Suppose you had three people look at a task and say if it was done correctly or not. We pick the most popular choice out of the three. This works fine for tasks like speech transcription where it is easy to tell if it was done correctly or not. But what about tasks like labeling features in biological images? Surprisingly, even if you show people examples of what is correct and not correct, they still have a hard time distinguishing between the two. This are the kinds of difficult tasks that are especially in need of QA.
If the people evaluating correctness are only right 60 percent of the time, you'd better have more than 3 people vote on whether it's correct, just to get a good estimate. (Also, we are assuming people are biased toward the correct answer, rather than toward the wrong answer, or toward a fixed response) If you need a lot of people to evaluate each task, then you're paying several times more money than you were for the original tasks, and you have to write some infrastructure for feeding things back into mechanical turk.

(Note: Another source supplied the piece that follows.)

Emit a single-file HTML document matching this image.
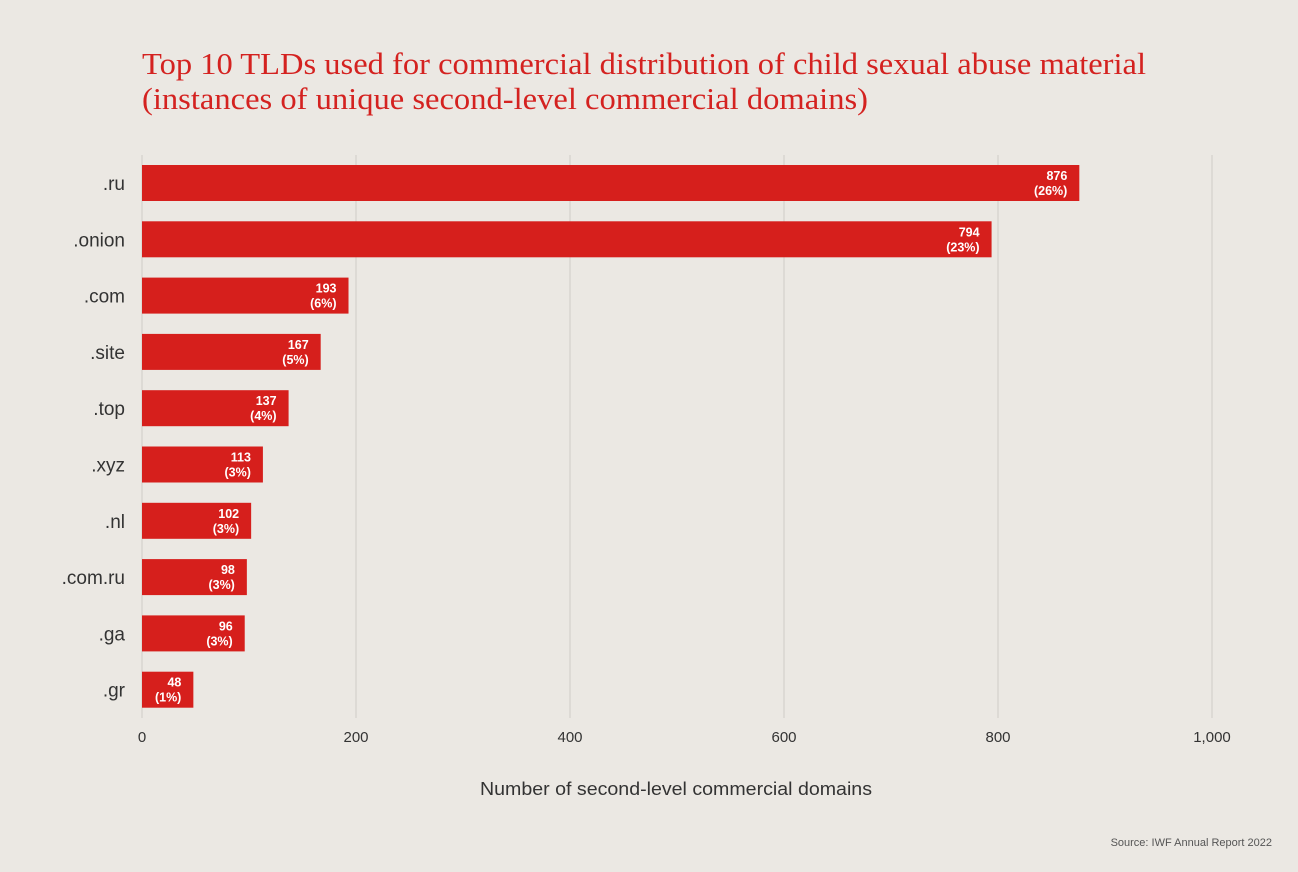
<!DOCTYPE html>
<html><head><meta charset="utf-8"><style>
html,body{margin:0;padding:0;background:#ebe8e3;}
svg{display:block;}
</style></head><body>
<svg id="chart" width="1298" height="872" xmlns="http://www.w3.org/2000/svg">
<rect width="1298" height="872" fill="#ebe8e3"/>
<text x="142" y="74" font-family="Liberation Serif, serif" font-size="31" fill="#d42220" textLength="1004" lengthAdjust="spacingAndGlyphs">Top 10 TLDs used for commercial distribution of child sexual abuse material</text>
<text x="142" y="109" font-family="Liberation Serif, serif" font-size="31" fill="#d42220" textLength="726" lengthAdjust="spacingAndGlyphs">(instances of unique second-level commercial domains)</text>
<g id="grid"></g>
<g id="bars"></g>
<g id="ylabels"></g>
<g id="xticks"></g>
<text x="676" y="795" text-anchor="middle" font-family="Liberation Sans, sans-serif" font-size="18" fill="#333" textLength="392" lengthAdjust="spacingAndGlyphs">Number of second-level commercial domains</text>
<text x="1272" y="846" text-anchor="end" font-family="Liberation Sans, sans-serif" font-size="11" fill="#555">Source: IWF Annual Report 2022</text>
</svg>
<script>
const categories=[".ru",".onion",".com",".site",".top",".xyz",".nl",".com.ru",".ga",".gr"];
const values=[876,794,193,167,137,113,102,98,96,48];
const percents=["26%","23%","6%","5%","4%","3%","3%","3%","3%","1%"];
const ticks=[0,200,400,600,800,1000];
const tickLabels=["0","200","400","600","800","1,000"];
const NS="http://www.w3.org/2000/svg";
const x0=142,x1=1212,xmax=1000;
const xs=v=>x0+(v/xmax)*(x1-x0);
const top0=165,step=56.3,bh=36;
const ys=i=>top0+i*step;
function mk(tag,attrs,parent,txt){const e=document.createElementNS(NS,tag);for(const k in attrs)e.setAttribute(k,attrs[k]);if(txt!=null)e.textContent=txt;parent.appendChild(e);return e;}
const grid=document.getElementById('grid'),bars=document.getElementById('bars'),yl=document.getElementById('ylabels'),xt=document.getElementById('xticks');
ticks.forEach((t,i)=>{
  const l=mk('line',{x1:xs(t),x2:xs(t),y1:155,y2:718,stroke:'#cfccc7','stroke-width':1},grid);
  
  
  const tx=mk('text',{x:xs(t),y:742,'text-anchor':'middle','font-family':'Liberation Sans, sans-serif','font-size':15,fill:'#333'},xt,tickLabels[i]);
  
  
});
categories.forEach((c,i)=>{
  const y=ys(i);
  const r=mk('rect',{x:x0,y:y,width:xs(values[i])-x0,height:bh,fill:'#d61f1c'},bars);
  
  
  const ex=xs(values[i])-12;
  const v=mk('text',{x:ex,y:y+15,'text-anchor':'end','font-family':'Liberation Sans, sans-serif','font-size':12.5,'font-weight':'bold',fill:'#fff'},bars,String(values[i]));
  
  
  const p=mk('text',{x:ex,y:y+30,'text-anchor':'end','font-family':'Liberation Sans, sans-serif','font-size':12.5,'font-weight':'bold',fill:'#fff'},bars,'('+percents[i]+')');
  
  
  const lab=mk('text',{x:125,y:y+bh/2+7,'text-anchor':'end','font-family':'Liberation Sans, sans-serif','font-size':19,fill:'#333'},yl,c);
  
  
});
</script>
</body></html>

Like you said, it will work in principle, but there are some tradeoffs.
Personally, I prefer the gold-data method and being conservative about accepting results in the first place rather than feeding them back to get fixed or labeled incorrect.
[1] www.vision.caltech.edu/publications/WelinderPerona10.pdf
Or are they?
What if "mechanical turks" continue to use their FB-account to do the same?
This makes any rating-system almost useless.
And since I will be publishing an Android-App soon: Wouldn't it be wise to hire people to rate it with 5 stars, say a few hundred times? It seems like my competition will do it.
There is additional work for the service provider but it would seem to me that it does align with their self-interest at some level. I don't think Amazon really wants mturk to be associated with providing a spam work force.
I believe one of the things that CrowdFlower explicitly calls out as an advantage over mturk is quality control (although for this particular solution to work all crowd-sourcing providers would have to do it - in this particular case it takes only one bad provider to enable bad behavior.
As to your hopefully hypothetical question: a risk you're running is that Google will pull out your app from the store. I haven't heard a case with Google but I'm pretty sure apps were pulled from Apple's App Store for manipulating ratings, so the downside could be big (your hard work could amount to nothing).
Except for the one shady site that doesn't, and ends up raking in profits.
They are tackling tasks like extremely difficult OCR and collaborative editing and proofreading.
I've used mturk at work to automate transcribing short recordings and have found that it works pretty well. The trick is to qualify your workers so that they pass some kind of test. You can also only accept workers that have a rating above some minimum. Then, critically, as suggested by others here, get each task done multiple times for cross-checking. And make sure that your instructions are clear.
I was planning on using mt for a project I'm working on.
has anyone got any pointers on how to get the best out of mechanical turk? Advice much appreciated.
To "weed out" ineligible workers, try this approach: 1. Post a bunch (1000-5000) of cheap multiple-choice HITs. 2. Allow no more than 10 hits per worker. 3. Each hit to get 3 responses from different workers. 4. Review answers, compile the list of "good" workers, blacklist the "bad" ones. 5. Post another bunch of HITS, make them available for eligible workers only (found in step 4), this time the HITs might be more demanding, individually review results for each worker -> the best ones go on your "preferred worker" list. 6. Repeat steps 1-5 as necessary.
From then on it's fairly safe to rely on mturk workers from your preferred list.
> We all know that Mechanical Turk challenges the whole “Junk-in, Junk-out” dilemma and makes it more like “Always junk-out, regardless of the input process”
Couldn't be more true IMO, mturk is basically useless except for this "meta" kind of research and is a good example of a community that needed active management and positive incentives going to absolute shit in the absence of both.